In Seattle, a city where most people come from somewhere else, origin stories make for reliable cocktail chatter. The California expats have it easy. Everyone’s been to the Golden State, and most people have at least one charming anecdote about excursions to Golden Gate or the Walk of Fame. Likewise, the émigrés from small town America. Everyone loves a good fish-out-of-water story.
But if you’re from a place like Tacoma, which falls somewhere between destination and corn-fed Heartland crossroads, things can get downright sociological. No one has a Tacoma vacation story, and no one really believes Seattle is that big a culture shock for a City of Destiny native. So Tacoma natives get bigger, deeper questions: What is it like to grow up in Tacoma? How does Tacoma see itself? What does Tacoma aspire to be?
Heady stuff for a cocktail party.
I’d like to think I’m qualified to answer. I was weaned on MSM Deli sandwiches and Neko Case albums, and have fallen into Commencement Bay on no fewer than two occasions. Tacoma is a place of totemic comfort for me: I know the city blocks, and notice when they change. I feel a little wistful when a small business closes, even if it’s one I didn’t like. I have an extensive history with Tacoma’s politics and civic life. Tacoma is a place I love and I think about it often.
Here are five things you should know about the singular culture and politics of my hometown, and why I believe that Tacoma, despite all the jokes and put downs, is a very compelling place:
- Tacoma is a divided city
I was raised in the North End, which gives me a very specific “Tacoma experience” that is far from universal. Tacoma’s reputation as a scrappy port city has legitimacy. The Port of Tacoma and Joint Base Lewis McChord are critical economic forces, and major sources of blue-collar employment. North of Sixth Avenue – the recently rejuvenated nightlife and small business core – Tacoma is a very different place.
North Enders are largely white-collar, a mix of industrial managers, attorneys, engineers and college professors from the neighboring University of Puget Sound. The North End isn’t necessarily rich, but it wouldn’t be one bit out of place in Seattle. The story is similar in the West End of town, out toward the Narrows Bridge, and also in Northeast Tacoma, a bluffside view neighborhood adjacent to Federal Way.
When you move south of Sixth Avenue, where the easy majority of Tacomans reside, life suddenly becomes much different. This is where the working-class folks make their homes – the service industry workers, crane operators and longshoremen. That is, if they live in the city. Poverty rates in this part of town are 60 percent above the state average; unemployment rates are 40 percent above.
On average, Tacomans south of South 19th Street live on less than half as much as North Enders. (See the map below. Source: American Community Survey, 2006-2010.)
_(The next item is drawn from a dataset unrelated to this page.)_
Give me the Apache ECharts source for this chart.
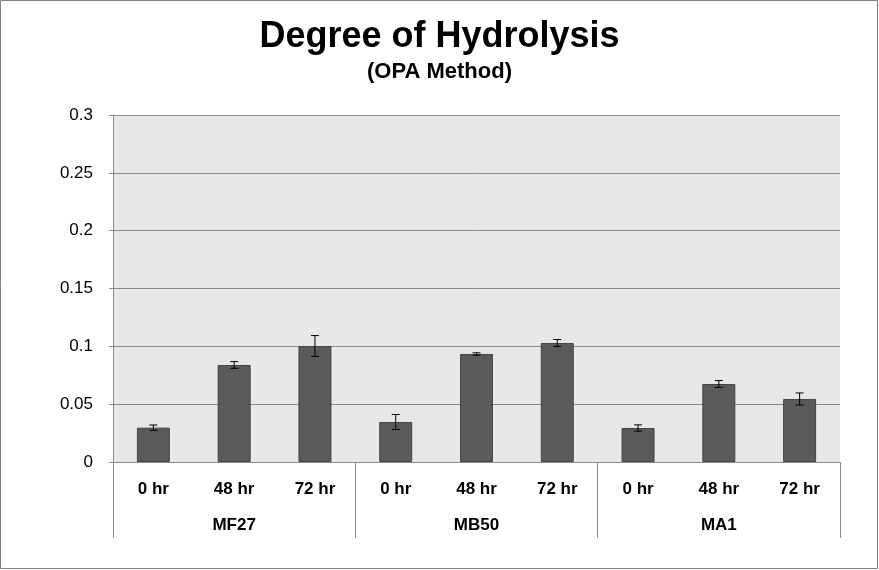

The average North Ender subsists on $40,022 a year, a per-capita income comparable to well-off cities like Seattle. Average income for residents of the suburban West End, Northeast Tacoma and the condo-dwellers of Downtown are comparable. Move south, though, and incomes fall by half. The Hilltop, once a predominantly black, working-class neighborhood, has recently undergone considerable gentrification. But despite the craft cocktail shops and hipster bars, per-capita income there is under $16,000, less than 50 percent above the federal poverty line for an individual.
In Seattle terms, the difference between North Tacoma and the South End is roughly the difference between Ballard and the Rainier Valley. Incomes on the Hilltop are so low that there’s not really even a Seattle analogue. It’s a stark divide, and one that underscores a truth about life in the Gritty City: The level of “grit” varies a hell of a lot depending on your address.